Accelerating global mineral demand, rising geopolitical tensions, and mounting environmental harm are converging into a global challenge. While the recent UN Environment Assembly (UNEA) talks confirmed that consensus on a binding global framework remains out of reach for now, this stalemate only heightens the urgency for coordinated global action.

After two weeks of fierce negotiations, governments at the UNEA7 have adopted a new resolution on the environmentally sound management of minerals and metals. While the text introduces welcomed mention of structured dialogues, a reporting mechanism and a focus on circularity and tailings recovery, the European Environmental Bureau (EEB) warns that negotiators stripped the ambition needed to respond to today’s escalating mineral challenges.

The final resolution, tabled by Colombia and Oman, creates a two-year dialogue track led by UNEP, asking countries to share practices on cooperation, resource recovery and capacity building, and mandating UNEP to report back at UNEA8. This provides more operational clarity than past resolutions, which lacked mechanisms to carry work forward. However, the text explicitly states it does not establish a negotiation track and removes earlier proposals for binding instruments or any global environmental and human rights due diligence standards.

Diego Marin, Senior Policy Officer for Raw Materials and Resource Justice at the EEB, said:
“The newly agreed UNEA resolution on minerals and metals is a small step forward, as it pushes structured dialogue on circularity, tailings recovery and equity for developing countries.
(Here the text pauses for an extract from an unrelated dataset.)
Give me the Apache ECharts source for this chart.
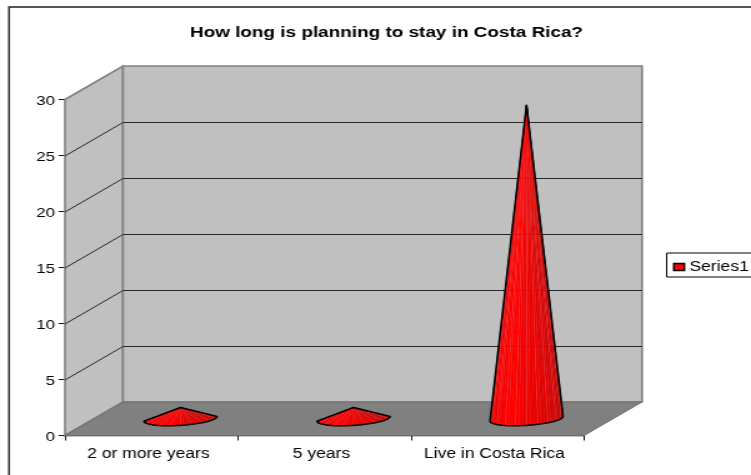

But let’s be clear, nothing binding came out of this. That’s the tragedy of these negotiations: we settle for what’s realistic while knowing what’s realistic is nowhere near enough. Key measures like environmental, indigenous and human rights due diligence were actively stripped from the text, a failure of ambition at the very time we should be raising the bar.”
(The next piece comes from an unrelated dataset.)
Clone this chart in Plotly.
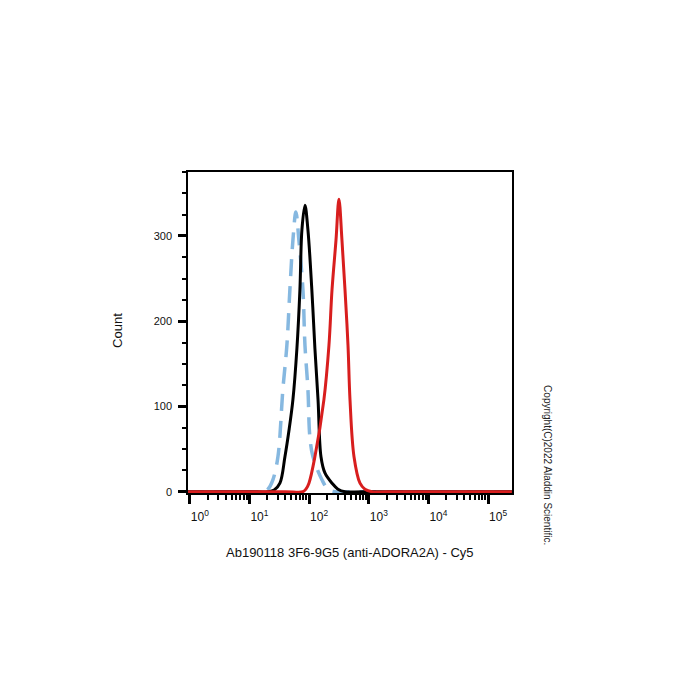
import plotly.graph_objects as go

# ---- data ----
# x: fluorescence intensity (Cy5), y: count
iso_x = [0.9, 10, 17.4, 20.4, 24.7, 30.0, 36.3, 42.4, 47.6, 53.5, 60.0, 67.4, 78.7, 85.1, 95.5, 103, 116, 164, 207, 271, 500, 2.5e5]
iso_y = [0, 0, 0, 3, 14, 41, 120, 172, 237, 295, 328, 295, 237, 172, 120, 64, 41, 14, 3, 0, 0, 0]

ctrl_x = [0.9, 10, 20.4, 26.0, 32.4, 39.3, 46.0, 53.5, 62.4, 70.1, 75.7, 85.1, 95.5, 111, 125, 141, 158, 184, 242, 304, 399, 800, 2.5e5]
ctrl_y = [0, 0, 0, 2, 10, 41, 72, 108, 168, 237, 307, 336, 307, 237, 168, 108, 41, 22, 10, 3, 0, 0, 0]

pos_x = [0.9, 40, 78.7, 88.4, 99.3, 125, 177, 215, 242, 282, 316, 355, 399, 448, 484, 565, 712, 863, 1132, 2000, 2.5e5]
pos_y = [0, 0, 0, 3, 10, 41, 108, 172, 237, 295, 343, 295, 237, 172, 108, 41, 10, 3, 0, 0, 0]

y_major = [0, 100, 200, 300]
x_major = [1, 10, 100, 1000, 10000, 100000]
x_major_text = ["10<sup>0</sup>", "10<sup>1</sup>", "10<sup>2</sup>", "10<sup>3</sup>", "10<sup>4</sup>", "10<sup>5</sup>"]
x_minor = [k * 10 ** d for d in range(0, 5) for k in range(2, 10)]

FONT = "Arial, Liberation Sans, sans-serif"

fig = go.Figure()
fig.add_trace(go.Scatter(x=iso_x, y=iso_y, mode="lines",
                         line=dict(color="#86b8e0", width=3.5, dash="17px,10px", shape="spline", smoothing=1.0),
                         showlegend=False, hoverinfo="skip"))
fig.add_trace(go.Scatter(x=ctrl_x, y=ctrl_y, mode="lines",
                         line=dict(color="#000000", width=3, shape="spline", smoothing=1.0),
                         showlegend=False, hoverinfo="skip"))
fig.add_trace(go.Scatter(x=pos_x, y=pos_y, mode="lines",
                         line=dict(color="#d81e1e", width=3, shape="spline", smoothing=1.0),
                         showlegend=False, hoverinfo="skip"))

fig.update_layout(
    width=700, height=700,
    margin=dict(l=188, r=188, t=172, b=207),
    paper_bgcolor="white", plot_bgcolor="white",
    font=dict(family=FONT, size=11, color="#111"),
    showlegend=False,
)
fig.update_xaxes(
    type="log", range=[-0.03, 5.40],
    tickvals=x_major, ticktext=x_major_text,
    ticks="outside", ticklen=9, tickwidth=3, tickcolor="black",
    ticklabelshift=10, ticklabelstandoff=3,
    tickfont=dict(family=FONT, size=12, color="#111"),
    minor=dict(tickvals=x_minor, ticks="outside", ticklen=5, tickwidth=1.5, tickcolor="black", showgrid=False),
    showline=True, linecolor="black", linewidth=1.5, mirror=True,
    showgrid=False, zeroline=False,
)
fig.update_yaxes(
    range=[-1.5, 375],
    tickvals=y_major,
    ticks="outside", ticklen=8, tickwidth=3, tickcolor="black",
    ticklabelstandoff=4,
    tickfont=dict(family=FONT, size=11, color="#111"),
    minor=dict(dtick=25, tick0=0, ticks="outside", ticklen=4, tickwidth=2, tickcolor="black", showgrid=False),
    showline=True, linecolor="black", linewidth=1.5, mirror=True,
    showgrid=False, zeroline=False,
)

fig.add_annotation(text="Count", xref="paper", yref="paper", x=-0.216, y=0.505,
                   textangle=-90, showarrow=False, font=dict(family=FONT, size=13, color="#111"),
                   xanchor="center", yanchor="middle")
fig.add_annotation(text="Ab190118 3F6-9G5 (anti-ADORA2A) - Cy5", xref="paper", yref="paper",
                   x=0.5, y=-0.184, showarrow=False, font=dict(family=FONT, size=13, color="#111"),
                   xanchor="center", yanchor="middle")
fig.add_annotation(text="Copyright(C)2022 Aladdin Scientific.", xref="paper", yref="paper",
                   x=1.111, y=0.087, textangle=90, showarrow=False,
                   font=dict(family=FONT, size=10, color="#222"),
                   xanchor="center", yanchor="middle")

fig.write_html("out.html")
The EEB emphasises that the world is entering a decade of unprecedented mineral demand, yet international cooperation on mining remains fragmented and voluntary. Without enforceable global rules, communities will continue facing pollution, land grabbing, unsafe tailings management, and violations of Indigenous Peoples’ self-determination and their rights, such as Free, Prior and Informed Consent (FPIC). Without global standards, producer countries will also continue to face pressure to lower environmental and social safeguards.

Mauricio Cabrera, architect of Colombia’s original proposal and its former Vice-Minister for the Environment, said:
“UNEA7 laid bare the crisis of multilateralism, where geopolitical blocs and shallow ambition stifled most progress. Yet Colombia and Oman secured a fragile win: a resolution watered down to a two-year dialogue with recommendations on cooperation, circularity, environmental safeguards and support for developing nations. Limited? Undoubtedly. But it keeps the process alive in a sector exploding with strategic urgency.”

The EEB calls on governments and UNEP to use the next two years to build real momentum ahead of UNEA8, ensuring dialogues are inclusive, centred on rights-holders, and geared toward the future negotiation of binding global rules on mineral governance. Anything less will expose communities and environments to a cycle of degradation that continues to undermine our common future.